Let’s explore one scenario that is common and easily observed. It’s full of information and insight. The topic is dealing with sadness.
A wife experiences some sadness. It’s a moment of let-down and disappointment. She wants to vent it out and explore it with her husband.
Husband #1
This husband understands sadness and the value of processing through sadness. So, he allows his wife to be sad. He walks into it with her. Sits as she explores it. Then walks out of it with her. He knows his main job is to offer support and comfort.
Husband #2
This husband was raised in a family that did not understand or tolerate sadness. He thinks and does the following.
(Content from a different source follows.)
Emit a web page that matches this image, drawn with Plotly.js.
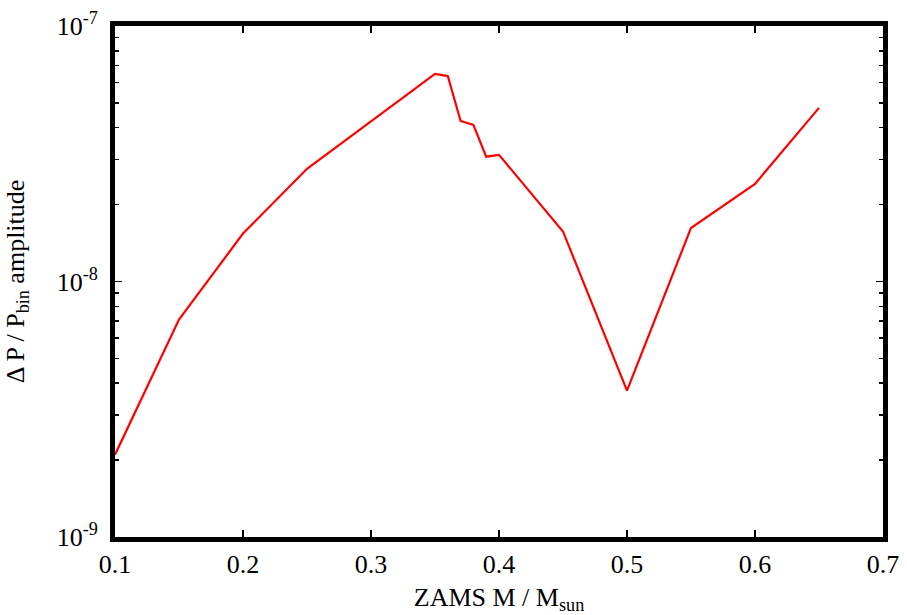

- She must be in pain and is telling me this so I can fix it. I need to tell her what to do.
- She is just complaining and being ungrateful.
- Or, she is mad and upset with me that is why she is complaining. I need to make her stop.
Husband #3
This husband experienced pain, confusion and sadness all through childhood. It was overwhelming so he disconnected from the pain and sadness. And in some cases, trauma caused his brain to disconnect.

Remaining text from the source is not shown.